(Charts and diagrams as code)
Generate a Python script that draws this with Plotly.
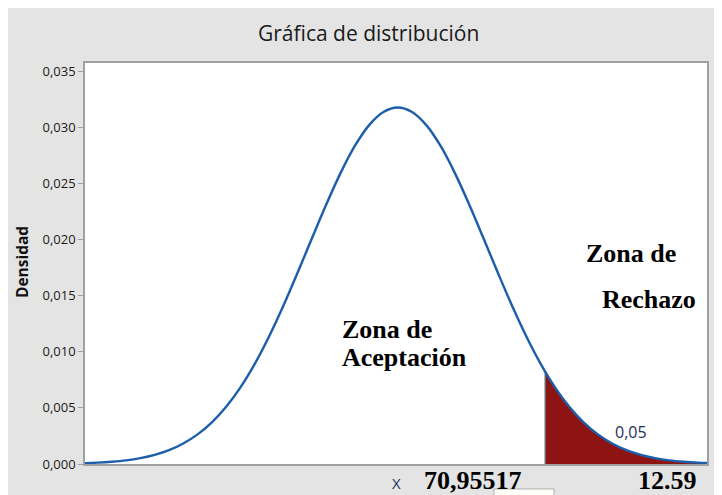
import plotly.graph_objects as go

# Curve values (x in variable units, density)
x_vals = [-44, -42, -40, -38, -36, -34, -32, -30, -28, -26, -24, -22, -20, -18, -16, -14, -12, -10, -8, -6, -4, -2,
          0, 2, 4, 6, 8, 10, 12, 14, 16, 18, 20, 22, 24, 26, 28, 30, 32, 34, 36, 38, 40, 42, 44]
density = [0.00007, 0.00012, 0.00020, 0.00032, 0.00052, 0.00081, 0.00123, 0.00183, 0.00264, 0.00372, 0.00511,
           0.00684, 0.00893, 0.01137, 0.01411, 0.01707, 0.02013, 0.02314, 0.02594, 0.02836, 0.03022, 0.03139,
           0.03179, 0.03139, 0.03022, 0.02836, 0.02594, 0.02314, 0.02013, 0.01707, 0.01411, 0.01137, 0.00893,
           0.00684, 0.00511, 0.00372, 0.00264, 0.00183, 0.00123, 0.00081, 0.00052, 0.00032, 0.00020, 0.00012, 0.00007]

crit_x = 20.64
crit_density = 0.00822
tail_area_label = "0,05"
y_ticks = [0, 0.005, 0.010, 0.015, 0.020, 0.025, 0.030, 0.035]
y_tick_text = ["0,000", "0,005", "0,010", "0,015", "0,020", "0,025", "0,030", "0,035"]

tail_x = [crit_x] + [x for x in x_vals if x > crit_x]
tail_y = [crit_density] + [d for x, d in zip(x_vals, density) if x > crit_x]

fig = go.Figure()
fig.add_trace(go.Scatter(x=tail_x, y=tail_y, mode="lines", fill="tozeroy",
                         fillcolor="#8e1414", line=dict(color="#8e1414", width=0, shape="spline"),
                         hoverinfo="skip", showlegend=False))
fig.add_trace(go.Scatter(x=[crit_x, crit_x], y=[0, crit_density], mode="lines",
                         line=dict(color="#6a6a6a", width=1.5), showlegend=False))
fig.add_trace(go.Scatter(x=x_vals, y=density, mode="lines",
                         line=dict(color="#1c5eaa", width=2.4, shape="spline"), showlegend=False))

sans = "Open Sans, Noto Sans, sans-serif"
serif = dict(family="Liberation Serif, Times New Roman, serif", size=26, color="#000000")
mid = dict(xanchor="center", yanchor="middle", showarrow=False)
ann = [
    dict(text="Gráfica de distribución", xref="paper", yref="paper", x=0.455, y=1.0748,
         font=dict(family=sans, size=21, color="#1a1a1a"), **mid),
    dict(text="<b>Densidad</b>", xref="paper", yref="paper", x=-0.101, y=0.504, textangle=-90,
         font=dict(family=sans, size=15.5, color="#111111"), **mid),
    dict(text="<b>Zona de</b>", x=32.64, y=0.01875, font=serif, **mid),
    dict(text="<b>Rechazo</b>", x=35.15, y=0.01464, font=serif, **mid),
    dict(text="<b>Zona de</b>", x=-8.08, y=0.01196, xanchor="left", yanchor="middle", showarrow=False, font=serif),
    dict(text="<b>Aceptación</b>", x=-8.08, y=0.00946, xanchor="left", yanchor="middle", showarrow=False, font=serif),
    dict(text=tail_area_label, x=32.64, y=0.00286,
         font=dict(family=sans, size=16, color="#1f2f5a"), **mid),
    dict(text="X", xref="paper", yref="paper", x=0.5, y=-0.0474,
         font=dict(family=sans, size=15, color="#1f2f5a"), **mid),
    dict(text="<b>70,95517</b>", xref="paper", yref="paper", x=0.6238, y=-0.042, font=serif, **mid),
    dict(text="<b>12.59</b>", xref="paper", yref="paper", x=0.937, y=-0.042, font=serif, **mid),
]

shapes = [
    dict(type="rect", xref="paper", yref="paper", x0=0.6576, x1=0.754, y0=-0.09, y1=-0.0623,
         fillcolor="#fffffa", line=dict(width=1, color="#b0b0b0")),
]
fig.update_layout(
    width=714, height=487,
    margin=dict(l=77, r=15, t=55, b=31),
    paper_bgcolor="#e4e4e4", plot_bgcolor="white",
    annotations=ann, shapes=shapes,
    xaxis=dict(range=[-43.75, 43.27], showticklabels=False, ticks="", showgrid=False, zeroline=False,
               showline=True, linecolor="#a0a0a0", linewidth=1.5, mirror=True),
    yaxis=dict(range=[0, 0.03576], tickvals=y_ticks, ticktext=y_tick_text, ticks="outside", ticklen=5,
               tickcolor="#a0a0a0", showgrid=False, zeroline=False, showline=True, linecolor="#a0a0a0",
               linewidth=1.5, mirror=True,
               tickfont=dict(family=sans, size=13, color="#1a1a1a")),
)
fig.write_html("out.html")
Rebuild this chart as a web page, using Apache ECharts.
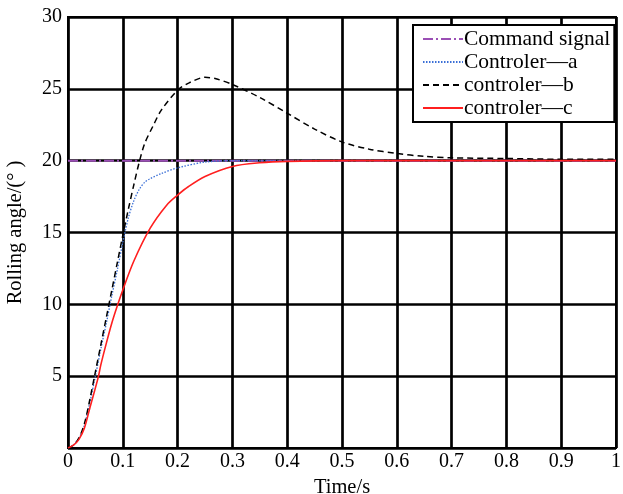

▶ **YOUR GOAL**:
Review the preceding data and report every line that includes the string "this".

▶ **WRITTEN SOLUTION**:
Generate a Python script that draws this with Plotly.
Rebuild this chart as a web page, using Apache ECharts.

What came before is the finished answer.